The not so fancy footwork seemed to leave Mr Abe unimpressed, maybe because he knows that while Leicester City are assured of picking up the Premiership Trophy at the weekend, Mr Cameron will be picking up his cards - whatever he says to the contrary - if Team Brexit score at the polls on June 23.

2. Despite complaining that the Tories had slipped into "gutter politics" with their attacks on Labour leader Jeremy Corbyn, shadow leader of the Commons, Chris Bryant, could not stop himself, throwing out a few vicious barbs of his own at the Brexiteers gathered in the chamber, notably Cabinet Leave backer Chris Grayling.

"The only international figure that wants us to leave is Donald Trump - Grayling with a hairpiece," Mr Bryant rather unkindly said referencing the openly bald Leader of the Commons.

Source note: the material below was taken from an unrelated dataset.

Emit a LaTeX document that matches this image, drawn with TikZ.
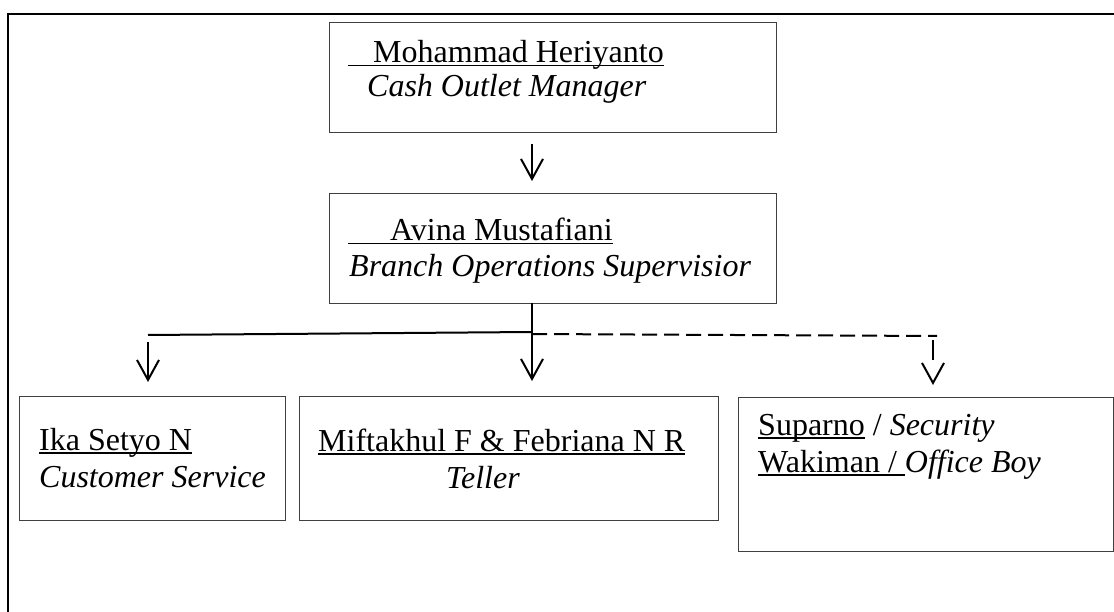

3. Say what you like about George Orwell's Animal Farm but at least the ruling elite all spouted the same slogans: "Four Legs Good: Two Legs Bad." and so on.

How very different from our own Department for Environment, Food, and Rural Affairs, which has been blown all over the place by the ill winds of war raging from the Brexit battle.

At Commons questions, anti-EU animal welfare minister George Eustice, unenthusiastically trotted out the pro-Brussels Government line, before adding: "From a personal perspective, I simply say that the vast majority of problems farmers complain to me about are the consequence of dysfunctional EU legislation."

This is completely at odds with his boss, Defra Secretary Liz Truss , who told MPs: "If we were to leave, exporters would face crippling tariffs when selling their goods to Europe, such as up to 70% for beef products, which would cost £240 million per year."

While, Mr Eustice noted Ministers were allowed to express Brexit views, it is unusual to hear them in their official capacity at the despatch box, rather than the rough and tumble of the hustings.

No doubt the Downing St view is "One (Government) view good: Two (opposing) views bad."

4. Visiting Japanese PM Mr Abe began his statement in Downing St by insisting he was our friend, before warning that Brexit would be bad for investment from his country - and the 140,000 UK jobs that hinge on it.

Then, after insisting it was a purely British matter, he noted, in slightly dark sounding tones, that Tokyo "would be watching your decision with very close attention".

Perhaps the Leave camp were left thinking: "With friends like these...."

5. As Adele and the Rolling Stones turn on Donald Trump for using their music at his gigs, with another 48 days of referendum auto-rage from both sides ahead of us, it would appear the song voters would really like to hear dominate the campaign is Australia's Eurovision entry: "The Sound of Silence".